Israeli media and the founder of the Israeli technology company Natie reported that Keys visited the Peres Center for Peace, an Israeli organization accused by Palestinian civil society of being “a leading colonial and apartheid institution.” Shimon Peres, Israel’s President and the center’s founder, has cultivated the aura of a champion of peace, despite, as just one example, having ordered Israel’s military assault on Southern Lebanon in 1996 that resulted in the massacre of 102 Lebanese civilians and wounding of hundreds more who had sought refuge inside a UN compound in Qana. The Peres Center has been denounced by Palestinian civil society organizations as “neither effective in bringing about reconciliation, nor desirable, and “hindering the path to just peace,” and was characterized by an Israeli analyst as “patronizing and colonial.”
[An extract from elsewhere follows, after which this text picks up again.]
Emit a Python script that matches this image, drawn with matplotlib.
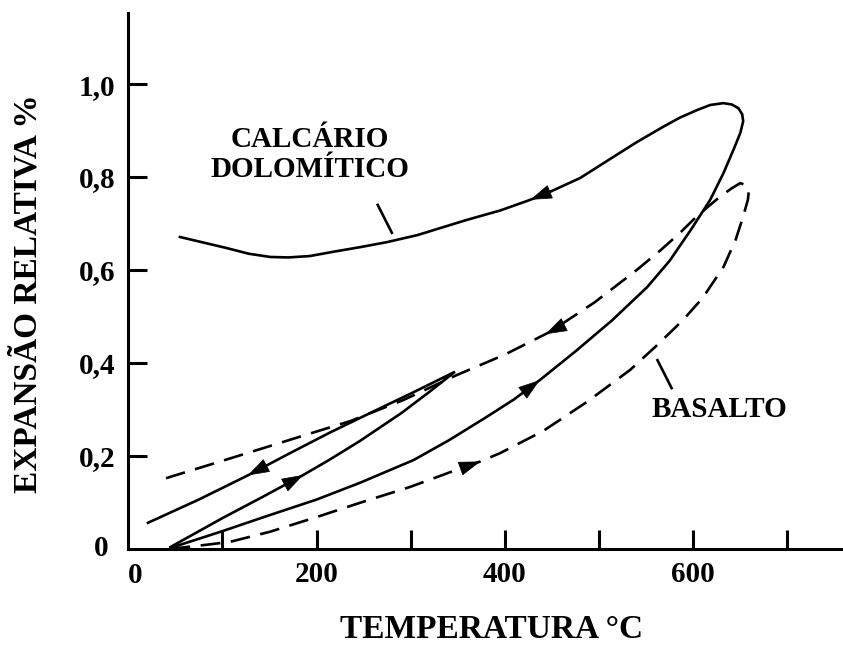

The group also says that Dr. Rachel Mattson, who was recently in Palestine on a delegation, witnessed Keys’ band members being harassed by Israeli security. Mattson said:
I found myself being interrogated next to Alicia Keys’ sound engineer. He was Latino. I saw 2-3 Israeli security staff harassing him, aggressively demanding that he prove that he participated in the concert and hand searching all his equipment. Security started my interrogation after his and I still finished before him. At the gate later I ran into Keys’ other band members, all African American, who told me they had all experienced problems with Israeli security.